▶ TO DO
Work out the number of lines containing "React". Give that number alone.

********

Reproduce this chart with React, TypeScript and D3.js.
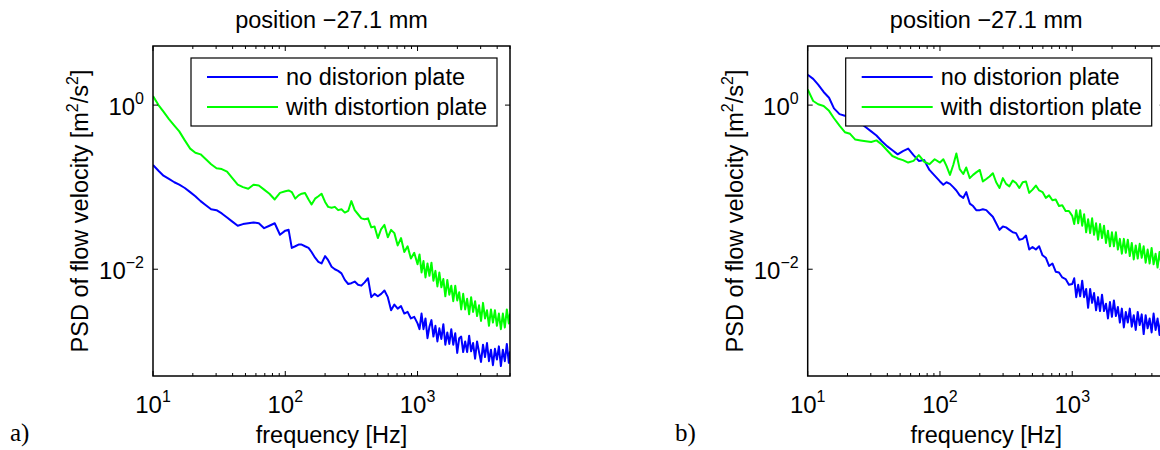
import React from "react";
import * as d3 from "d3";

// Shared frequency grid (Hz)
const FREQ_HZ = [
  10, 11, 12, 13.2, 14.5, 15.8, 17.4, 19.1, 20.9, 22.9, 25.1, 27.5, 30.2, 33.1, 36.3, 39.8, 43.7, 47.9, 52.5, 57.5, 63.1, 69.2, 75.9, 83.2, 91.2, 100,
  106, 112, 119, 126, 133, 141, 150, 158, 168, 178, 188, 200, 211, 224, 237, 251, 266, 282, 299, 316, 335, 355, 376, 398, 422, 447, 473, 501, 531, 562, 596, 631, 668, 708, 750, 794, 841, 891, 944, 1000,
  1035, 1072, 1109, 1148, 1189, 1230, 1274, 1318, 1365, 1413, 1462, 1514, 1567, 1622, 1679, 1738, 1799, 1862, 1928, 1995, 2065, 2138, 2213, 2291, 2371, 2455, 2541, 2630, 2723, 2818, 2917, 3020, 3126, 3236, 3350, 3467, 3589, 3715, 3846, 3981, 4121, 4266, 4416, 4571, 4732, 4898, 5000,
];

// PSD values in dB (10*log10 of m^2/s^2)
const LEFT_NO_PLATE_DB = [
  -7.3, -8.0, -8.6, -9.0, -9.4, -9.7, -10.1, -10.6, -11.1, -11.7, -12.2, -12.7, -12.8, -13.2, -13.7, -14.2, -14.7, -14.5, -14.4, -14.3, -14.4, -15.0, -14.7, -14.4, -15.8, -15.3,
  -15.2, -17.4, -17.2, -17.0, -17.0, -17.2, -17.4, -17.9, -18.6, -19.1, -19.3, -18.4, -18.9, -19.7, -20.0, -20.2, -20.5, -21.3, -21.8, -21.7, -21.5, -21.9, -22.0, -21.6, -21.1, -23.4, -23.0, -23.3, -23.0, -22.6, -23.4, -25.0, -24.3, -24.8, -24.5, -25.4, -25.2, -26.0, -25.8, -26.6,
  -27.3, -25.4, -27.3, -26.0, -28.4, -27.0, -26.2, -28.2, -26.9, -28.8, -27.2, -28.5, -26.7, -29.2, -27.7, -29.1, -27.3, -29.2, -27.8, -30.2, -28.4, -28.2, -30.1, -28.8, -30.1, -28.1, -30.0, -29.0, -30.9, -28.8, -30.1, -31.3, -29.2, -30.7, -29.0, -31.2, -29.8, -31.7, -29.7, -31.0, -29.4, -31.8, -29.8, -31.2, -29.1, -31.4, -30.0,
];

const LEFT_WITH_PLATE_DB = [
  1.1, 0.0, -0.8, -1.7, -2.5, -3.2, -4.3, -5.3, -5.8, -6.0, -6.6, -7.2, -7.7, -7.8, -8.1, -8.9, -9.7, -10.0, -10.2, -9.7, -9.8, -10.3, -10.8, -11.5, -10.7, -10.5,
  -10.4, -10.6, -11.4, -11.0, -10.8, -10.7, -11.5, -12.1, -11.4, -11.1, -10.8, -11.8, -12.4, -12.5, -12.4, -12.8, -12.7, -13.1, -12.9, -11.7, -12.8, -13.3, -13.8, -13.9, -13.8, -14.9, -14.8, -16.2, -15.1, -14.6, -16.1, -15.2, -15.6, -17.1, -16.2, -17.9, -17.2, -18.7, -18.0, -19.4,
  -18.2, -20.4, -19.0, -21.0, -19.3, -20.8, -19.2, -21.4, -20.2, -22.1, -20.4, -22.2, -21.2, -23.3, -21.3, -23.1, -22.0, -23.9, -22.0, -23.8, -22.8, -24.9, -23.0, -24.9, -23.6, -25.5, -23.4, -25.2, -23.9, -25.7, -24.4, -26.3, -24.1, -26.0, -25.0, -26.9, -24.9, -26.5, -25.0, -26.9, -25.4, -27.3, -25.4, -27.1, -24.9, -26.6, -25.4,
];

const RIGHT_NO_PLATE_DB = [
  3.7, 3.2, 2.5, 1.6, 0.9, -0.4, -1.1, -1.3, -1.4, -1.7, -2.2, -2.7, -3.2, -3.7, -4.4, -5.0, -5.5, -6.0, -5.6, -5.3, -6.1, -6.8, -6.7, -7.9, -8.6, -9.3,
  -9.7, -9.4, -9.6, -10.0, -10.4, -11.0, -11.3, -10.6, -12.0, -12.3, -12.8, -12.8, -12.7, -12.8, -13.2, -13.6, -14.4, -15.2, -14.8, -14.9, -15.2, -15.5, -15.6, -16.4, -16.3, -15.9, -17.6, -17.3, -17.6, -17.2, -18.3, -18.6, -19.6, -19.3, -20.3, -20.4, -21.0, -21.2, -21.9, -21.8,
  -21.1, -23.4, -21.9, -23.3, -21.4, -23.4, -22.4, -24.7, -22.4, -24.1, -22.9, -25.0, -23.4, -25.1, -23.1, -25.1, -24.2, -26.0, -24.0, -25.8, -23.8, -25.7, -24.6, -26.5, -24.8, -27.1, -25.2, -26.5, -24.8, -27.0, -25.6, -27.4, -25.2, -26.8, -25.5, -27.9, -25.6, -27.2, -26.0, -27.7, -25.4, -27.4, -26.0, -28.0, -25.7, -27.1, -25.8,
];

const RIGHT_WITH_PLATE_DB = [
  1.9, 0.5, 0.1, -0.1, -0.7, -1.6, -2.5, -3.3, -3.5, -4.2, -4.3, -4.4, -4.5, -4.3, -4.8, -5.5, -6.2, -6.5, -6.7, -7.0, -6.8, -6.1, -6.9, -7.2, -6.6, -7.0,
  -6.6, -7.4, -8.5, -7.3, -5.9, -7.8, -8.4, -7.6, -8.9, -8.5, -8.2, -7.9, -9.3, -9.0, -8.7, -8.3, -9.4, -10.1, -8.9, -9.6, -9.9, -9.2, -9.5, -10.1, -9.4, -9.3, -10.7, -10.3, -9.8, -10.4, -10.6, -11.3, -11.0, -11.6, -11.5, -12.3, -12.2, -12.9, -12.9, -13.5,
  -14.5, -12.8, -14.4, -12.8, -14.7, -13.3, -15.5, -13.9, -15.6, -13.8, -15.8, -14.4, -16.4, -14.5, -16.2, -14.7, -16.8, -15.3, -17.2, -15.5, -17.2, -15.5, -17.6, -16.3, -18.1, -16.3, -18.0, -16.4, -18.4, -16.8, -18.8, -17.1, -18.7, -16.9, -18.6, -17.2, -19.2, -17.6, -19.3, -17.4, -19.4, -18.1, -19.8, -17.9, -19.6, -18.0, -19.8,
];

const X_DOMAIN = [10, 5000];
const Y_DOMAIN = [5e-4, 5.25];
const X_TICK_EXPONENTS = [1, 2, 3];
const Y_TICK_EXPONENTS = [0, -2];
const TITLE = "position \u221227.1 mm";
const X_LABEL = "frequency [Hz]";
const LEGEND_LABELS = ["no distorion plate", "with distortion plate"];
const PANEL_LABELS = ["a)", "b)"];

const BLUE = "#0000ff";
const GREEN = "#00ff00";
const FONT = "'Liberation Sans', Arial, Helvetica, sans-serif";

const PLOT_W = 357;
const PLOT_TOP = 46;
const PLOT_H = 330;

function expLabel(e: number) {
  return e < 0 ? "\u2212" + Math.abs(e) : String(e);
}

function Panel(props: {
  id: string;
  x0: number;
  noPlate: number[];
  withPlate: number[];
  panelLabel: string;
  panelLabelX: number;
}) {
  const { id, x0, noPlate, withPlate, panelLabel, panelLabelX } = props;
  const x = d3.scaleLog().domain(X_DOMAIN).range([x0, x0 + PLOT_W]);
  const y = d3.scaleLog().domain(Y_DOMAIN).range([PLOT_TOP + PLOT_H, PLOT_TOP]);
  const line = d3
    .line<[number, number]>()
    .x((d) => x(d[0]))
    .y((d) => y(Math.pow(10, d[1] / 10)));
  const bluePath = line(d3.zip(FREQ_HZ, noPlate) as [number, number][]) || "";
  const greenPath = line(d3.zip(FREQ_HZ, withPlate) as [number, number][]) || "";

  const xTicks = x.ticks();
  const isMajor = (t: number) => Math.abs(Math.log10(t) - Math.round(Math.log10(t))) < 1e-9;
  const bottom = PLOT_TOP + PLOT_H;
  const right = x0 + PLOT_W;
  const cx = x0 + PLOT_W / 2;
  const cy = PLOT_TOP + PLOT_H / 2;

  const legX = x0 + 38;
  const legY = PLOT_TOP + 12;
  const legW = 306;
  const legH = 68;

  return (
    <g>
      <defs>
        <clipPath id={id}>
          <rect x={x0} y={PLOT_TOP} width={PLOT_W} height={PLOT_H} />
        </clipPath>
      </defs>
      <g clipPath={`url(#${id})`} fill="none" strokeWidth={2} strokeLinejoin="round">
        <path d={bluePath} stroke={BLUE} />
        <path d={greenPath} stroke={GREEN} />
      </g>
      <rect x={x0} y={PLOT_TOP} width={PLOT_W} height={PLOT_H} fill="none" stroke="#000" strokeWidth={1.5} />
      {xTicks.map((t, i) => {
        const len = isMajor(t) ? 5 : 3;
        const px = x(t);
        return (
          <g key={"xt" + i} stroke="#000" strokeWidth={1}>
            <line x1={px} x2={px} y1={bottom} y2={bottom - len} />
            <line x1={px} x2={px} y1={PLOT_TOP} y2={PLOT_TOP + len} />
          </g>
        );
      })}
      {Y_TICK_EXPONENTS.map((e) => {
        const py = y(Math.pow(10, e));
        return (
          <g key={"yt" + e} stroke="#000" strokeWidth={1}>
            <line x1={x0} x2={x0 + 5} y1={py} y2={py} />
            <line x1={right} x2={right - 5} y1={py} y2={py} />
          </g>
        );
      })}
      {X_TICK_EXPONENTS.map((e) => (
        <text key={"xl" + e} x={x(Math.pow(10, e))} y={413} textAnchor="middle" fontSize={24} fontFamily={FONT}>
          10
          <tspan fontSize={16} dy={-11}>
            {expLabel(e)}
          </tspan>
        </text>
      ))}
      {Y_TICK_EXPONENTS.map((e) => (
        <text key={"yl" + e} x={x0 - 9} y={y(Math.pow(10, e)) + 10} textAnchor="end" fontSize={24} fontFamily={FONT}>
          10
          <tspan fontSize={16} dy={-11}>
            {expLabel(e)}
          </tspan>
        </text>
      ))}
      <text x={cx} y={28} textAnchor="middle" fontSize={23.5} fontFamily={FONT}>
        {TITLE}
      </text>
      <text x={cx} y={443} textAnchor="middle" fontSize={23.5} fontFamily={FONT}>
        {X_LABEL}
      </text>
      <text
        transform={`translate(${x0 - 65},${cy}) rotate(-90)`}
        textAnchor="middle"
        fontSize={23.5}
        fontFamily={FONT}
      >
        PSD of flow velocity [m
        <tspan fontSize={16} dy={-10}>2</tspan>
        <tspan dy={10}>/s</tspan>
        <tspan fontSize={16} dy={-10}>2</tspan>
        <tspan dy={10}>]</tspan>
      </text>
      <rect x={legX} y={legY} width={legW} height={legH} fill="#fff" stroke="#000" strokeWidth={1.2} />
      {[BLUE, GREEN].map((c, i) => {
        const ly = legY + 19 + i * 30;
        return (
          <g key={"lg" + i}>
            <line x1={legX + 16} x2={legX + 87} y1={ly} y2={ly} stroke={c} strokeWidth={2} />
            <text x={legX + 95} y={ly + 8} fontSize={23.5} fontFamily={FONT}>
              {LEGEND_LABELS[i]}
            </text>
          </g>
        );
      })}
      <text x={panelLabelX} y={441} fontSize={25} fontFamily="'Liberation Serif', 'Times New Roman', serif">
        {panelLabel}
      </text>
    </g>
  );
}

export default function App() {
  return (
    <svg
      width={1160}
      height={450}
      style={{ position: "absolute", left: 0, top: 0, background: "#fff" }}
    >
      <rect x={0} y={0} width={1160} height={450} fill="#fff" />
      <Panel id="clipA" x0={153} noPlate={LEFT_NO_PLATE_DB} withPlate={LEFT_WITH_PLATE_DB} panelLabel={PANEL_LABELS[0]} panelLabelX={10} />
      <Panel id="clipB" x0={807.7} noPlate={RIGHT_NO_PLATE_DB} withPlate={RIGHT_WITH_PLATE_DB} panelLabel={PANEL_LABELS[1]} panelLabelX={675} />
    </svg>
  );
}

********

▶ SOLUTION FOR THIS TASK
2